- Hit UK comedy Peep Show won’t be returning for a 10th season. Instead it’s creators are re-making the show for US audiences
- The new Peep Show will feature two female leads
- The show is being written by Karey Dornetto, who has previously worked on hits like Arrested Development and Community
Peep Show is being re-made for audiences in the United States, along with new female leads and writers.
Sam Bain, one half of the writing team for Peep Show seems more excited than anyone to see the comedic world develop with two female characters.
Peep Show was the longest running show on Channel 4, going from 2003 to 2015 and comprising of nine seasons. Over the years, it has become something of a cult favourite. Thanks to its two contrasting pair of ‘main characters Mark and Jez, the wacky, irreverent comedy was seen as innovative thanks to its POV filming style also, it was innovative.
Channel FX – who also produce Always Sunny in Philadelphia – are currently working on a full script for the new show, that we’d hope to see on screens sometime next year.
According to Bain, the show will be even better with two female leads, “People sometimes ask if I look at my earlier work differently now – whether my shows would have been better if they had been more diverse,” he told The Guadian.

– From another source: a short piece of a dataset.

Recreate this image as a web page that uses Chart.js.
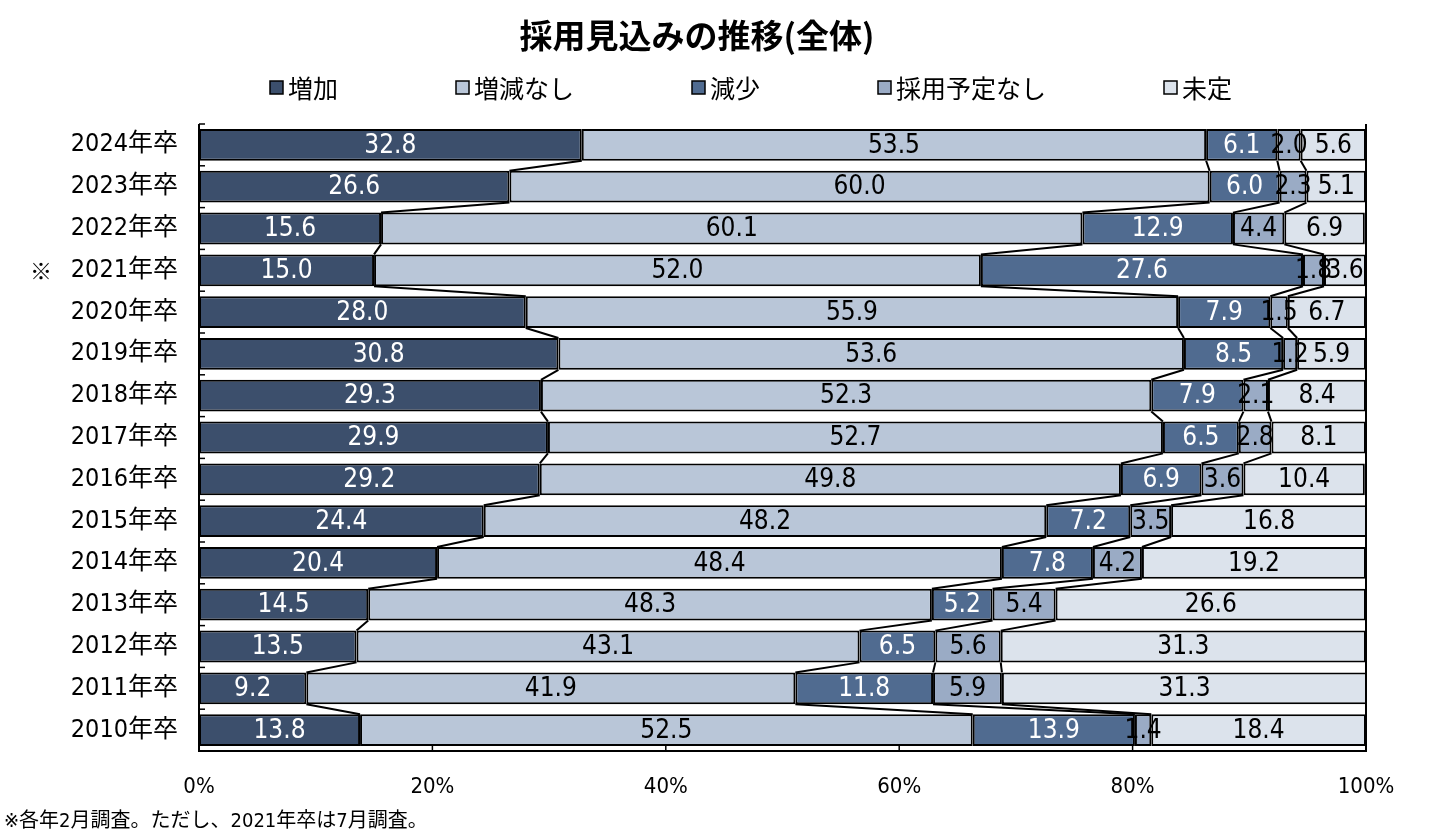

“What would Peep Show have been like with women as the two leads? It’s a great question – and it’s one I’ll shortly have the answer to, because there is a script in development for a US Peep Show with two female leads. It’s at FX Networks and it will be written by top comedy brain Karey Dornetto.”
The writer believes a female team working on the remake could be just what the comedy world needs, successfully avoiding failures that many writers have when creating a good female character. He goes onto say “It feels just as important for audiences to see women on screen fall on their face – literally and figuratively – as to see them being high achievers doing great things.”
We predict that Peep Show fans won’t have any issue with a remake with female leads. But changing the show to cater for US tastes could be.
Traditionally, when British shows go across the pond they often don’t stick the landing. The Inbetweeners, for example, was a critically-acclaimed coming-of-age comedy series that was re-made for US audiences back in 2012. It flopped after a single season.